National Review Online Demagogue Taunts Conservatives

Here is Laurie Higgins writing at the Illinois Family Institute about another “conservative” demagogue:

There’s a troubling piece titled “Time for a Compromise on Transgenderism” posted on National Review online and written by purportedly conservative, “gay vegetarian” J. J. McCullough. In condescending language, McCullough argues that it’s time for Americans to hop on the fast train to the Shangri-La of polymorphous perversity. In McCullough’s view, now that Americans have ceased “judging” homosexuality, they should cease “judging” the science-denying “trans” ideology.

He engages in the worst kind of demagoguery in his unholy effort to normalize the “trans” ideology by insulting those who find the ideology destructive and the demands of its advocates tyrannical.

McCullough makes this myopic statement about the cultural transformation of America on the issue of homosexuality:

Disinterest in judging homosexuality is not an attitude government has coerced Americans into, it is the product of a free people’s informed knowledge.

In McCullough’s presumptuous worldview, “informed knowledge” leads inevitably to “disinterest in judging homosexuality.” For clarity—something in which McCullough seems little interested—let’s establish from the outset that judging homosexuality is distinct from judging homosexuals. Judging homosexuality means to make a judgment about the moral status of homosexual activity. Informed, knowledgeable, wise, and loving people can, do, and should make the judgment that homosexual activity is not moral and jeopardizes the temporal and eternal lives of those who engage in and affirm it.

McCullough goes on:

To the extent that America is still having any political debate about homosexuality, it has evolved into a more substantial conversation about religious liberty…. These are difficult debates but are also far more useful than those of earlier eras, which mostly centered on demagogic judgment of the gay ‘lifestyle’ untethered to any tangible constitutional principle or policy objective.

His description of the debates of earlier eras makes me wonder how much he knows about those debates. Countless debates of earlier eras were both useful and substantive.

Surely McCullough is aware that there are non-demagogic bases other than “tangible constitutional principles or policy objectives” on which to debate or to which to tether debates on homosexuality. In fact, debates tethered to ontology, epistemology, theology, and philosophy are far more substantive and essential than those tethered to tangible constitutional principles and policy objectives.

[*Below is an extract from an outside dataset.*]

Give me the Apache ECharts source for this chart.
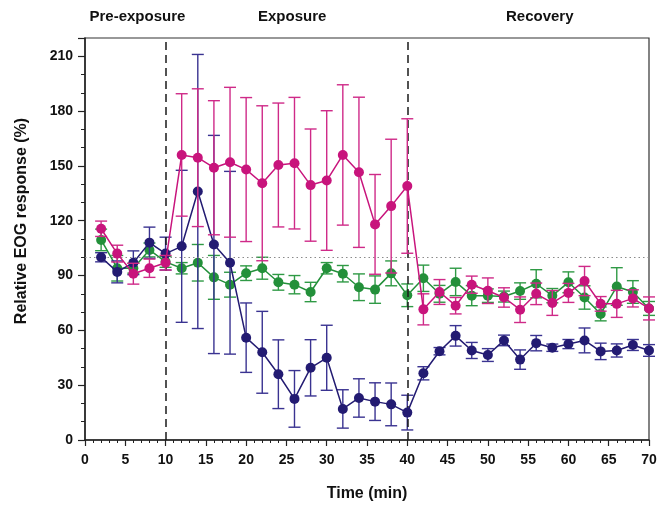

And these are the bases on which a free and informed people should be debating.

But “progressives” aren’t interested in debates so-tethered when epithet-hurling, bad analogies, and false claims work effectively to change public views and silence dissent. You know the epithets commonly hurled, like “hater” and “bigot.” McCullough raised epithet-hurling to an art form, calling those who still make moral judgments about sexual behavior immature, unfair, dishonest, ostentatious, insensible, boorish, petty, cruel, and regressive.